* [TASK PROMPT] Send back the entries below exactly as they appear.

* [DATASET ROWS]
⟨

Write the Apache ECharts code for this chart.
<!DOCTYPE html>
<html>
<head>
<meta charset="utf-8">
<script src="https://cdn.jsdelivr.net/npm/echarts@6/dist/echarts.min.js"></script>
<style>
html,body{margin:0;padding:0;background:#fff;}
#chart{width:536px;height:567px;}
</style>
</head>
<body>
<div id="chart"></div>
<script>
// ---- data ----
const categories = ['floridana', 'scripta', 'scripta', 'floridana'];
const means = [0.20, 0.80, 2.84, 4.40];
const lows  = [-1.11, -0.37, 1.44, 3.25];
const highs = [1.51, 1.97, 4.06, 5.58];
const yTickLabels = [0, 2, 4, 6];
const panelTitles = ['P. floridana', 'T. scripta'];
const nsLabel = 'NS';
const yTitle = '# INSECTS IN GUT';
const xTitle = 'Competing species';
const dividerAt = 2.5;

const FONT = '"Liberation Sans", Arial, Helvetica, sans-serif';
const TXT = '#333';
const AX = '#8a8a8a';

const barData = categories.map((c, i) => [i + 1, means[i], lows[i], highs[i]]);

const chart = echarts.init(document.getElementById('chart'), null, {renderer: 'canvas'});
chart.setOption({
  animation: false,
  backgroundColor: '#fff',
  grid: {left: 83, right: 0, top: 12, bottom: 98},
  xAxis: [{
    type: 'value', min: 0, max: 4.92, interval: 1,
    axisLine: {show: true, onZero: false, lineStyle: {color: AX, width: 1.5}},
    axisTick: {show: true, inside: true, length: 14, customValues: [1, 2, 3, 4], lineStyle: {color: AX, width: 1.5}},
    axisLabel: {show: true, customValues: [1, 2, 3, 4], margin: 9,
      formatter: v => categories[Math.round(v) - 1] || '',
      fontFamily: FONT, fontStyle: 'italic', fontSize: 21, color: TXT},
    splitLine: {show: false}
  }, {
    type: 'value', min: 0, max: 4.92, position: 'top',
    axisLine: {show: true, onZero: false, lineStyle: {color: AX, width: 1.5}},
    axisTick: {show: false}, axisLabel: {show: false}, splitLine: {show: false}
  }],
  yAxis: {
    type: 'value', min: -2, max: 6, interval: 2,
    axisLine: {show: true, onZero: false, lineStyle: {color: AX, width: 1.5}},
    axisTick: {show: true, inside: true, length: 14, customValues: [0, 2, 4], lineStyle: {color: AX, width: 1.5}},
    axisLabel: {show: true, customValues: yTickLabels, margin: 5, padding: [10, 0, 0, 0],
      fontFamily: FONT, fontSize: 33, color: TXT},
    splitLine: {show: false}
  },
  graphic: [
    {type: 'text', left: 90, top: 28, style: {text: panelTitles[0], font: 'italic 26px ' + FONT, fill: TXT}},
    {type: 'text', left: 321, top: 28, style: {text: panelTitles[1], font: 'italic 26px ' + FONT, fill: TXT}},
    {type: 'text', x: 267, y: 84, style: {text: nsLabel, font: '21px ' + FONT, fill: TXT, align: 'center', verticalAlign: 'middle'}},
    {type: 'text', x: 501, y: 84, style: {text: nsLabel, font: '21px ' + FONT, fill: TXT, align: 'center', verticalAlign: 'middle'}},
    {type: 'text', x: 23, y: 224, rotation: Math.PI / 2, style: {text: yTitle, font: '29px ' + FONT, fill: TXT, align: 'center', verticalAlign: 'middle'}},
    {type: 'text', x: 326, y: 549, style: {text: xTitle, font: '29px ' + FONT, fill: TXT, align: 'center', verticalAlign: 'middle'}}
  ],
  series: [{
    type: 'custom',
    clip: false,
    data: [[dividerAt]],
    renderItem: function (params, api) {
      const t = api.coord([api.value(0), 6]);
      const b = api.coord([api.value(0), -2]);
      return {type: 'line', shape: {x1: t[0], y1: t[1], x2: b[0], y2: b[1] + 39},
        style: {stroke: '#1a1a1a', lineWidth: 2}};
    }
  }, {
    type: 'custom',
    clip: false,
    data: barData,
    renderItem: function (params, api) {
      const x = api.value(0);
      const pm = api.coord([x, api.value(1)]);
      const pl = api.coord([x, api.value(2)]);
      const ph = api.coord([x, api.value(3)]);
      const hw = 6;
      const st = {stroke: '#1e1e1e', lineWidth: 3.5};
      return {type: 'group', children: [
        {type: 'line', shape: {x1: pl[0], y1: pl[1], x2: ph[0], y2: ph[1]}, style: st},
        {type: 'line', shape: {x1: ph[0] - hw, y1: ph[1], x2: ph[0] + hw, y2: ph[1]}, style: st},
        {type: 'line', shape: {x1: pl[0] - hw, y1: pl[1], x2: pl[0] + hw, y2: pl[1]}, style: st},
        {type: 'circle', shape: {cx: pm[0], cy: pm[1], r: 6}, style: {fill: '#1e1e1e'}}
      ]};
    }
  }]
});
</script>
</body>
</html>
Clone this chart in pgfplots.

⟩

* [WRITTEN SOLUTION]
Write the Apache ECharts code for this chart.
<!DOCTYPE html>
<html>
<head>
<meta charset="utf-8">
<script src="https://cdn.jsdelivr.net/npm/echarts@6/dist/echarts.min.js"></script>
<style>
html,body{margin:0;padding:0;background:#fff;}
#chart{width:536px;height:567px;}
</style>
</head>
<body>
<div id="chart"></div>
<script>
// ---- data ----
const categories = ['floridana', 'scripta', 'scripta', 'floridana'];
const means = [0.20, 0.80, 2.84, 4.40];
const lows  = [-1.11, -0.37, 1.44, 3.25];
const highs = [1.51, 1.97, 4.06, 5.58];
const yTickLabels = [0, 2, 4, 6];
const panelTitles = ['P. floridana', 'T. scripta'];
const nsLabel = 'NS';
const yTitle = '# INSECTS IN GUT';
const xTitle = 'Competing species';
const dividerAt = 2.5;

const FONT = '"Liberation Sans", Arial, Helvetica, sans-serif';
const TXT = '#333';
const AX = '#8a8a8a';

const barData = categories.map((c, i) => [i + 1, means[i], lows[i], highs[i]]);

const chart = echarts.init(document.getElementById('chart'), null, {renderer: 'canvas'});
chart.setOption({
  animation: false,
  backgroundColor: '#fff',
  grid: {left: 83, right: 0, top: 12, bottom: 98},
  xAxis: [{
    type: 'value', min: 0, max: 4.92, interval: 1,
    axisLine: {show: true, onZero: false, lineStyle: {color: AX, width: 1.5}},
    axisTick: {show: true, inside: true, length: 14, customValues: [1, 2, 3, 4], lineStyle: {color: AX, width: 1.5}},
    axisLabel: {show: true, customValues: [1, 2, 3, 4], margin: 9,
      formatter: v => categories[Math.round(v) - 1] || '',
      fontFamily: FONT, fontStyle: 'italic', fontSize: 21, color: TXT},
    splitLine: {show: false}
  }, {
    type: 'value', min: 0, max: 4.92, position: 'top',
    axisLine: {show: true, onZero: false, lineStyle: {color: AX, width: 1.5}},
    axisTick: {show: false}, axisLabel: {show: false}, splitLine: {show: false}
  }],
  yAxis: {
    type: 'value', min: -2, max: 6, interval: 2,
    axisLine: {show: true, onZero: false, lineStyle: {color: AX, width: 1.5}},
    axisTick: {show: true, inside: true, length: 14, customValues: [0, 2, 4], lineStyle: {color: AX, width: 1.5}},
    axisLabel: {show: true, customValues: yTickLabels, margin: 5, padding: [10, 0, 0, 0],
      fontFamily: FONT, fontSize: 33, color: TXT},
    splitLine: {show: false}
  },
  graphic: [
    {type: 'text', left: 90, top: 28, style: {text: panelTitles[0], font: 'italic 26px ' + FONT, fill: TXT}},
    {type: 'text', left: 321, top: 28, style: {text: panelTitles[1], font: 'italic 26px ' + FONT, fill: TXT}},
    {type: 'text', x: 267, y: 84, style: {text: nsLabel, font: '21px ' + FONT, fill: TXT, align: 'center', verticalAlign: 'middle'}},
    {type: 'text', x: 501, y: 84, style: {text: nsLabel, font: '21px ' + FONT, fill: TXT, align: 'center', verticalAlign: 'middle'}},
    {type: 'text', x: 23, y: 224, rotation: Math.PI / 2, style: {text: yTitle, font: '29px ' + FONT, fill: TXT, align: 'center', verticalAlign: 'middle'}},
    {type: 'text', x: 326, y: 549, style: {text: xTitle, font: '29px ' + FONT, fill: TXT, align: 'center', verticalAlign: 'middle'}}
  ],
  series: [{
    type: 'custom',
    clip: false,
    data: [[dividerAt]],
    renderItem: function (params, api) {
      const t = api.coord([api.value(0), 6]);
      const b = api.coord([api.value(0), -2]);
      return {type: 'line', shape: {x1: t[0], y1: t[1], x2: b[0], y2: b[1] + 39},
        style: {stroke: '#1a1a1a', lineWidth: 2}};
    }
  }, {
    type: 'custom',
    clip: false,
    data: barData,
    renderItem: function (params, api) {
      const x = api.value(0);
      const pm = api.coord([x, api.value(1)]);
      const pl = api.coord([x, api.value(2)]);
      const ph = api.coord([x, api.value(3)]);
      const hw = 6;
      const st = {stroke: '#1e1e1e', lineWidth: 3.5};
      return {type: 'group', children: [
        {type: 'line', shape: {x1: pl[0], y1: pl[1], x2: ph[0], y2: ph[1]}, style: st},
        {type: 'line', shape: {x1: ph[0] - hw, y1: ph[1], x2: ph[0] + hw, y2: ph[1]}, style: st},
        {type: 'line', shape: {x1: pl[0] - hw, y1: pl[1], x2: pl[0] + hw, y2: pl[1]}, style: st},
        {type: 'circle', shape: {cx: pm[0], cy: pm[1], r: 6}, style: {fill: '#1e1e1e'}}
      ]};
    }
  }]
});
</script>
</body>
</html>
Clone this chart in pgfplots.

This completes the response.